I mentioned Marat/Sade earlier in this thread. The composer is Richard Peaslee. Peter Weiss wrote the words. Here's the deal: While there never was a cd of the movie soundtrack lp, there is a cd (coupled with another Peaslee theatrical song score) of the songs as performed for the stage play. There never was a single lp of the songs from the stage play, but Caedmon issued an lp set of the entire play on 3 lps, as performed by the Royal Shakespeare Company. The Premier label extracted the songs from the complete play for their cd presentation. The performances from stage play to movie are virtually the same, and both are done by the RSC, though the Caedmon/Premier is much better recorded. Patrick Gowers leads the demented band that performs Peaslee's wonderful songs. Bottom line: get the cd if you can find it. The lp is good, too. These songs are amazing, both in and out of context. Quite chilling.

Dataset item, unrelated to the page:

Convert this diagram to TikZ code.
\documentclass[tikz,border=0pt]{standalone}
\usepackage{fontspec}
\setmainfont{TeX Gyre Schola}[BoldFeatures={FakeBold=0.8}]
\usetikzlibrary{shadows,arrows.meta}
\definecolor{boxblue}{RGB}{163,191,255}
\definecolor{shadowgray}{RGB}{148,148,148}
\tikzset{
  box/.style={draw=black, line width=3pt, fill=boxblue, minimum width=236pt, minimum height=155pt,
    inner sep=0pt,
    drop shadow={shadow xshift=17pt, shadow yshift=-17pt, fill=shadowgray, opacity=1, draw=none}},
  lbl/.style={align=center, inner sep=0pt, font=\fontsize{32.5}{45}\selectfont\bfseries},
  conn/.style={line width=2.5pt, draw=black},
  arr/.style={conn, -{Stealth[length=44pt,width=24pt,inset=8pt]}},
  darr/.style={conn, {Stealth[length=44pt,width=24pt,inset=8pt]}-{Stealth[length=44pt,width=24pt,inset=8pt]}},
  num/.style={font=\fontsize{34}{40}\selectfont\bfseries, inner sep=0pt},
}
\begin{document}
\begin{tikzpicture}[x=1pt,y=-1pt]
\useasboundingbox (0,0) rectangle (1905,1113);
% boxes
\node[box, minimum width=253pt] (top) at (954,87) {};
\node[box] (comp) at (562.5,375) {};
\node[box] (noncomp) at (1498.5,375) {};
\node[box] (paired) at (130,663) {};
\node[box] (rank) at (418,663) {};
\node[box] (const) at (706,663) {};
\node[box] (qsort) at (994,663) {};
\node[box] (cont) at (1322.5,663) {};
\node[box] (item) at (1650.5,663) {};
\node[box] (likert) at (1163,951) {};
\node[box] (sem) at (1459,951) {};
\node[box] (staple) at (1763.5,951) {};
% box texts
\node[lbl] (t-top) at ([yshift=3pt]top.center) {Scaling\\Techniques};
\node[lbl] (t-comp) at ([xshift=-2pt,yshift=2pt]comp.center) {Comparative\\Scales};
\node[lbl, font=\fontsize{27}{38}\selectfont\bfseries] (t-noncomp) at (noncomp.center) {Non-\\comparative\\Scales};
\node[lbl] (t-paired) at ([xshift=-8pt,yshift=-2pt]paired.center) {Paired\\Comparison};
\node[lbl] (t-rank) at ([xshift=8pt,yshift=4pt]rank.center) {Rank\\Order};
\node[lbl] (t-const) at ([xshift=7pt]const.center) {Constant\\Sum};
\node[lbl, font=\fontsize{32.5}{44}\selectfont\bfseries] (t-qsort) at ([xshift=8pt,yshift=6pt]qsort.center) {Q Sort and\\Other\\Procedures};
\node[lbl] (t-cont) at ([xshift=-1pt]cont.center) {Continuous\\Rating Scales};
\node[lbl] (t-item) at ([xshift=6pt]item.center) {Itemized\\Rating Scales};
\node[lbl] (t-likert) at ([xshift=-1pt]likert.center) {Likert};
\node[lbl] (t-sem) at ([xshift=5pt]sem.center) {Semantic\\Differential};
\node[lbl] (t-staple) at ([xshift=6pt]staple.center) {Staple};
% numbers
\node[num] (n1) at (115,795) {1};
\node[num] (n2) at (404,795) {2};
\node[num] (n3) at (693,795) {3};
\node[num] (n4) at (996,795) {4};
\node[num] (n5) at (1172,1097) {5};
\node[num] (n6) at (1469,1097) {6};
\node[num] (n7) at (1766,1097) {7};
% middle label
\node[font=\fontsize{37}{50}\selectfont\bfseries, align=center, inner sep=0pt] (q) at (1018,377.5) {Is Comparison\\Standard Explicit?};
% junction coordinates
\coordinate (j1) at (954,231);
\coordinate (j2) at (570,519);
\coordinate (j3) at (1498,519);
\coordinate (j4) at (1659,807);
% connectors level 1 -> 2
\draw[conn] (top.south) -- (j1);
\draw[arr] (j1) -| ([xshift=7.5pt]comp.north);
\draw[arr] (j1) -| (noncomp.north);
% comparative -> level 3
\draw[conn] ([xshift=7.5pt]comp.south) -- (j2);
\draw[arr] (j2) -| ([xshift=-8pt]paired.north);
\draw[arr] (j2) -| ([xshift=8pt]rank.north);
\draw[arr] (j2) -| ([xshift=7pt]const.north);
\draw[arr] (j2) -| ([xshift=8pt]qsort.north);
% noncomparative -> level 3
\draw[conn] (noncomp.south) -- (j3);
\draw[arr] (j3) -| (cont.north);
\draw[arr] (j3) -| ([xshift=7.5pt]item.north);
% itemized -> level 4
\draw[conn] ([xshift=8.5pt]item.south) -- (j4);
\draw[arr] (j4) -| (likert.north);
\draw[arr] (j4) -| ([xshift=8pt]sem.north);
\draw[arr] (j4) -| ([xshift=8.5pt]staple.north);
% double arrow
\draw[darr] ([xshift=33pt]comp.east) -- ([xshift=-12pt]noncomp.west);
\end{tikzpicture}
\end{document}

Sorry I missed your earlier mention of Marat/Sade, and thanks much for clarifying all of that! I love the film and the music -- brilliant concept, brilliantly done -- and would love to have a good quality CD of the score and songs. (Seem like something that Kritzerland might want to tackle?) I was able to chase down a copy of the DVD. Incidentally, Judy Collins did an interesting 5+ minute medley of songs from Marat/Sade on her album entitled "In My Life" -- fine album all around (including a beautifully done cover of the title tune, one of the Beatles' most contemplative and moving compositions). Easier to find, and the medley gives a flavor of the Marat/Sade score.

 
 
 Posted:   Sep 26, 2020 - 8:45 AM   
 By:   villagardens553   (Member)

Marat/Sade, the play, film, and music has made a lasting impression on me throughout the years. I've managed to see three local and/or college productions of it over the years but would really love to see a splashy production with the proper number of musicians. The film is incredibly well done. A few years ago I saw an excellent production of Threepenny Opera at Edison Theater/Washington University and when I looked in the orchestra pit and saw all the instruments, I wished the same theater company would do Marat/Sade.

 
 Posted:   Sep 26, 2020 - 2:36 PM   
 By:   Jim Phelps   (Member)

The last place I would expect to find the Brecht-Weill influence is in a production set in revolution-era France!

 
 
 Posted:   Oct 2, 2020 - 4:29 PM   
 By:   EricHG30   (Member)

The last place I would expect to find the Brecht-Weill influence is in a production set in revolution-era France!

Except, of course, Marat/Sade owes everything (well an awful lot) the epic theatre movement of Brecht.